Voilà certes un curieux exemple de l’influence des conceptions économiques sur le régime de la famille. On peut très-bien accorder de même en termes généraux, que c’est le progrès économique qui a rendu possible la lente transformation de la famille patriarcale : on conçoit, en effet, qu’une telle transformation ait requis certaines conditions matérielles, comme un développement déjà considérable de la richesse, une suffisante sécurité, une résidence relativement fixe, la division au moins tolérée du territoire, la construction de huttes séparées dans des enclos distincts, etc., etc… Dès que ces conditions furent réalisées et qu’on eut affaire à de vraies propriétés, l’instinct naturel portait nécessairement à diminuer le nombre de copartageants et partant à restreindre le cercle des parents. Mais ne faut-il pas aussi compter pour quelque chose, si peu que ce soit, l’attachement instinctif du père pour ses enfants ? Ce sentiment est moins primitif que l’amour maternel, soit, mais encore doit-il, pour être aujourd’hui si profondément naturel, avoir fait de très-bonne heure son apparition. Cet élément affectif a été, croyons-nous, un peu trop négligé par M. Giraud-Teulon.

Nous ne suivrons pas M. Giraud-Teulon dans les derniers chapitres de son livre. Ils ne contiennent aucune nouvelle vue essentielle sur les origines de la famille. On y trouve seulement de nouvelles preuves à l’appui des idées que nous venons de résumer, ou bien (ce qui, en somme, revient au même) des tentatives pour éclairer, à la lumière de ces idées, certains points obscurs de l’histoire classique, par exemple la constitution et la formation de la gens romaine.

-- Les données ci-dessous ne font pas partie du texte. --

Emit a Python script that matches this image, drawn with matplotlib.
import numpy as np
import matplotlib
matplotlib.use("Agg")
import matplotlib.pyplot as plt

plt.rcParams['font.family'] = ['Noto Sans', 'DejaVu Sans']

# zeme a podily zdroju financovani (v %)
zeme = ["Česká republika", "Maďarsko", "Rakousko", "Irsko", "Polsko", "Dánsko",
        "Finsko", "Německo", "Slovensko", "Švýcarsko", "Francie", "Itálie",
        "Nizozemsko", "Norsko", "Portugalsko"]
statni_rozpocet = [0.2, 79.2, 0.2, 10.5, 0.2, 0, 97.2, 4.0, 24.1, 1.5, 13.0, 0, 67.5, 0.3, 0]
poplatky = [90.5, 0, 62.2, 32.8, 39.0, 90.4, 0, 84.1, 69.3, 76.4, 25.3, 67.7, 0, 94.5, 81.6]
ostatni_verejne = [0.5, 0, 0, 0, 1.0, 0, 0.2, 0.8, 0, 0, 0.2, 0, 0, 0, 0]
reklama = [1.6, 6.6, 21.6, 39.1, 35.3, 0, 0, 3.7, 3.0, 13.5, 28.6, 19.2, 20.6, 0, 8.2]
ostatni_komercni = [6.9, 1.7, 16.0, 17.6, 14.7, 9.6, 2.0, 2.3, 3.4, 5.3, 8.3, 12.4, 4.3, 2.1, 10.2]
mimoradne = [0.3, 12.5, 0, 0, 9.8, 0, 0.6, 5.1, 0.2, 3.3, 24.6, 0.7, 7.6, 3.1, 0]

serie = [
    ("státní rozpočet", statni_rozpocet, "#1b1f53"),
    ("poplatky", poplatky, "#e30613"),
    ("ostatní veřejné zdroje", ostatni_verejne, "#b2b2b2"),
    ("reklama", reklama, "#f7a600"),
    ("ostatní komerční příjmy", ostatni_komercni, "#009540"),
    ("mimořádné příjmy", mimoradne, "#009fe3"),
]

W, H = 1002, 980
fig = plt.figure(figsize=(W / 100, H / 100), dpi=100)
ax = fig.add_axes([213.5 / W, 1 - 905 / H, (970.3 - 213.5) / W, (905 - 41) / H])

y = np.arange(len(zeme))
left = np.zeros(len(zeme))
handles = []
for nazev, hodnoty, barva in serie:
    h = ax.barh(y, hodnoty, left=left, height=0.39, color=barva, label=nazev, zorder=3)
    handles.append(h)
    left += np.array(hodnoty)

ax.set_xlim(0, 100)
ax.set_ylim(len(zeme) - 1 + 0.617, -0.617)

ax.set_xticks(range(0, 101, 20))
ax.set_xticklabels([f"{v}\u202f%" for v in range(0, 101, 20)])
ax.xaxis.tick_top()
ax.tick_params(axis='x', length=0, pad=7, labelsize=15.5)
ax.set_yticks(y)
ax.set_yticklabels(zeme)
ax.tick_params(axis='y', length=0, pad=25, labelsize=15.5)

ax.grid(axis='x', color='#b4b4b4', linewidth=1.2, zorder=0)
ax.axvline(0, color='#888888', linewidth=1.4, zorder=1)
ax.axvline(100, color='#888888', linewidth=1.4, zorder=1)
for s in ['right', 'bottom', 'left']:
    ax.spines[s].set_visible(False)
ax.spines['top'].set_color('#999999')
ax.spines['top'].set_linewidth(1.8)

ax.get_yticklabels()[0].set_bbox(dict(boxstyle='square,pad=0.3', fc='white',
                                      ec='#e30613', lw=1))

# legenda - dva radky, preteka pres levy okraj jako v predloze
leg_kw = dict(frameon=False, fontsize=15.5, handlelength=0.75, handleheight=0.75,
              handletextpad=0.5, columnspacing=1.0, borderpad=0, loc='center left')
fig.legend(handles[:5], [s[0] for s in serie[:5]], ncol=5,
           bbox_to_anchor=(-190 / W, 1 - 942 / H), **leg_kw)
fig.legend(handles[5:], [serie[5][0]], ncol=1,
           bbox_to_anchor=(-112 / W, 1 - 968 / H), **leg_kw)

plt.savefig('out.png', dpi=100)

Nous n’avons pas, d’ailleurs, la prétention d’avoir exposé tout ce qu’il y a d’intéressant dans cet ouvrage, qui est lui-même le résumé de plusieurs autres. Nous avons seulement voulu faire connaître l’état de la question, et signaler ce qui semble se dégager plus nettement des recherches les plus récentes. Pour résumer, voici textuellement les conclusions de M. Giraud-Teulon :

« Le premier aspect sous lequel s’offrent les sociétés primitives est celui de grandes masses, et non pas de la petite famille patriarcale. Au sein de ces masses, la parenté individuelle est inconnue à l’origine : les individus sont affiliés au groupe dans son ensemble, à la horde entière : l’enfant a pour pères, tous les pères de la communauté, et — chose plus répugnante encore à notre sentiment, — il ne connaît pas une femme seule en qualité de mère, mais toutes les femmes de la horde le tiennent indistinctement pour leur fils.

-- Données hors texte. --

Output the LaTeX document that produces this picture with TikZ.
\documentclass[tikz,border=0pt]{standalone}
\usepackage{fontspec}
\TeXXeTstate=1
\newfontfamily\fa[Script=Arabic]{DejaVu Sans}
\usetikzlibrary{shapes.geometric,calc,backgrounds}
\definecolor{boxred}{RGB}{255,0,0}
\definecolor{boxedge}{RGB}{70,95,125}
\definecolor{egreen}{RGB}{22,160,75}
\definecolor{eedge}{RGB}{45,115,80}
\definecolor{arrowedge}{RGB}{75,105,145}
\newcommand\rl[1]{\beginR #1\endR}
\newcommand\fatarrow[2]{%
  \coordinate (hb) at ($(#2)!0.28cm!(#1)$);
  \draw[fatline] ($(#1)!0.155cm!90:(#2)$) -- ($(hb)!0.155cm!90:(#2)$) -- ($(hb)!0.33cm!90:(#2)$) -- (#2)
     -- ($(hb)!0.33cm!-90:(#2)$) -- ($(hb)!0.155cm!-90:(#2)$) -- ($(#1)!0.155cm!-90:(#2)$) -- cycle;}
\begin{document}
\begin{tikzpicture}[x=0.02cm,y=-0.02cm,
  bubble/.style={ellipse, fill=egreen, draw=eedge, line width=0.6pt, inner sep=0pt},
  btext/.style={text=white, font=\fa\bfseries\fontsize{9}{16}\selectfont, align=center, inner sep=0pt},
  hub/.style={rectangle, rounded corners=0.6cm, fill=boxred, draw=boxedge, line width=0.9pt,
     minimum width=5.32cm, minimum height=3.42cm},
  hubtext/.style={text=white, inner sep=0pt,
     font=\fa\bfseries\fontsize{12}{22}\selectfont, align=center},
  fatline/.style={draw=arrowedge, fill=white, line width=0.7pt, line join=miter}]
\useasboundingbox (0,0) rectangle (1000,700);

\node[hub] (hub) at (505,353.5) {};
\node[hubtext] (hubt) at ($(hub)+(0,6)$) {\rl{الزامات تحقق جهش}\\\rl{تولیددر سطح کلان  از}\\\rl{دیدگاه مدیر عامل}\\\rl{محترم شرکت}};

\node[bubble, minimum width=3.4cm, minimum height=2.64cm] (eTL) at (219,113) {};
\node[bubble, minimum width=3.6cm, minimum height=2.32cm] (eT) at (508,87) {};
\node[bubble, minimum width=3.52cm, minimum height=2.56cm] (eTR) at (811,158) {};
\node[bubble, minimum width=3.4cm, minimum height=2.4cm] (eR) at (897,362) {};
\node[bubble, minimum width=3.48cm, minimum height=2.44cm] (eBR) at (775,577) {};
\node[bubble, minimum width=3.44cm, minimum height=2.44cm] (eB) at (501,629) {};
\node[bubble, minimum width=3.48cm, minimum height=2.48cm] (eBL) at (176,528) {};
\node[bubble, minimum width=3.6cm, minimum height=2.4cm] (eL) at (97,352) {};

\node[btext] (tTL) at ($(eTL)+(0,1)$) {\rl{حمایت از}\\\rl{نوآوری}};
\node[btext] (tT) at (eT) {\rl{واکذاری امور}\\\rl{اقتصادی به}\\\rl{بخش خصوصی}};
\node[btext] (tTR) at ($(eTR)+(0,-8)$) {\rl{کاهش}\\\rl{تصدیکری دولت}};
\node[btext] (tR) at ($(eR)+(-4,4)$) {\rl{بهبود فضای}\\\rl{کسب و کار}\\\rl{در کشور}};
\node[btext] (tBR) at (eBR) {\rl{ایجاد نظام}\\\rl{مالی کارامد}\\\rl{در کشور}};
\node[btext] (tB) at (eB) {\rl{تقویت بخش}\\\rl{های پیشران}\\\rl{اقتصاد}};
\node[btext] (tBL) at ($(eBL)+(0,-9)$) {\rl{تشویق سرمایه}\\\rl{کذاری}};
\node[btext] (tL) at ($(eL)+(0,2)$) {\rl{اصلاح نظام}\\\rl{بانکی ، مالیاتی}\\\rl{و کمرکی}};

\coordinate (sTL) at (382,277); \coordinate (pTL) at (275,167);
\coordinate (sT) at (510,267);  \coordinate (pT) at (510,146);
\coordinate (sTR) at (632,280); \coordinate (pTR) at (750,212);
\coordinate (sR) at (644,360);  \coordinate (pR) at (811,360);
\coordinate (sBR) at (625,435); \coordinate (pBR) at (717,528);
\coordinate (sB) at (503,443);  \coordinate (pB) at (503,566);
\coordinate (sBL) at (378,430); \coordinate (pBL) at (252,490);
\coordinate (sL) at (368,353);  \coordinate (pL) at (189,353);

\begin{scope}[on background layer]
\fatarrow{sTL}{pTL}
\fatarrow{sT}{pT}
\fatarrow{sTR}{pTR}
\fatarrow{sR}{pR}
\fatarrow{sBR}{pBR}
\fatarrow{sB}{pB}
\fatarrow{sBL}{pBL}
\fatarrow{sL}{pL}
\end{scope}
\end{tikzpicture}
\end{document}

« Après une nuit dont on ne saurait calculer la durée, sortant comme d’une matière à l’état diffus et sans organismes, le genre humain manifeste une tendance continue à « l’individuation, » tendance qui paraît avoir été sa loi de développement ; les masses paraissent se scinder ; de petits groupes s’isolent plus ou moins de la horde, et commencent à vivre d’une existence particulière.

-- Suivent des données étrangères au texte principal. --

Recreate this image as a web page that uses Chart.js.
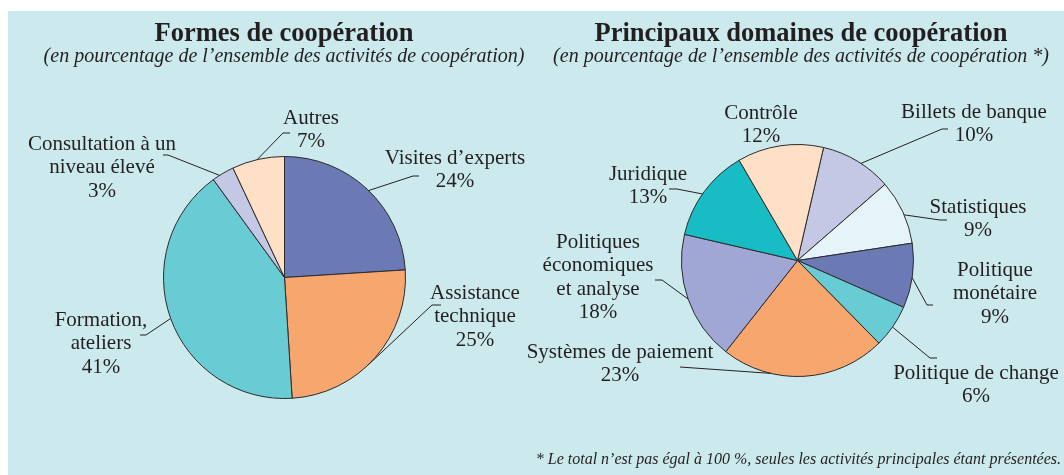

« À ce moment s’élabore le principe de la famille : le mariage, c’est-à-dire l’union plus ou moins durable d’un nombre plus ou moins grand d’individus, devient une habitude ou une nécessité dans les communautés primitives. La notion de parenté individuelle surgit, mais d’abord limitée aux seuls parents par les femmes ; la première « famille » se dessine, se groupe autour de la mère, et non du père. Dans ces groupes de consanguins, l’oncle maternel remplit souvent l’office du patriarche, et les biens passent en ligne indirecte du frère de la mère au neveu.

« Enfin, résultat tardif d’évolutions séculaires et de lentes améliorations dans les conditions économiques, la famille patriarcale, basée sur le principe du mariage, — union d’un seul homme avec une ou plusieurs femmes, — apparaît sur la scène anté-historique, comme un progrès de l’esprit humain sur d’antiques et grossières institutions. À son avénement un vieux monde s’écroule, et sur ses ruines s’élèvent ces sociétés qui nous paraissent déjà vieilles, lorsque commence l’histoire proprement dite. »

Voilà certes des aperçus très-intéressants et d’une grande ampleur. Assurément il y a dans tout cela bien des conjectures, et la part de l’inconnu reste immense. Mais nous devons dire, pour rendre pleine justice à M. Giraud-Teulon, que lui-même ne se dissimule pas ce qu’il y a encore d’obscur, d’hypothétique, d’aventureux, dans toute cette laborieuse et savante « exégèse. » Sa dernière conclusion est si modeste et d’un esprit si véritablement scientifique, qu’elle désarme la critique. « Pour nous, dit-il, suspendant jusqu’à évidence acquise notre conclusion formelle, nous continuerons à rassembler les éléments d’une solution décisive… »

C’est à la fois un aveu et une promesse.

Henri Marion.
  1. Maine. Ancient Law, 1861.
  2. Lange. Rœmische Alterthümer, Berlin, 1863.
  3. Voir à ce sujet les articles de M. Renouvier sur la « Psychologie de l’homme primitif, » dans la Critique philosophique, 1875.
  4. Eug. Cordier. Le Droit de famille aux Pyrénées. Paris, 1859.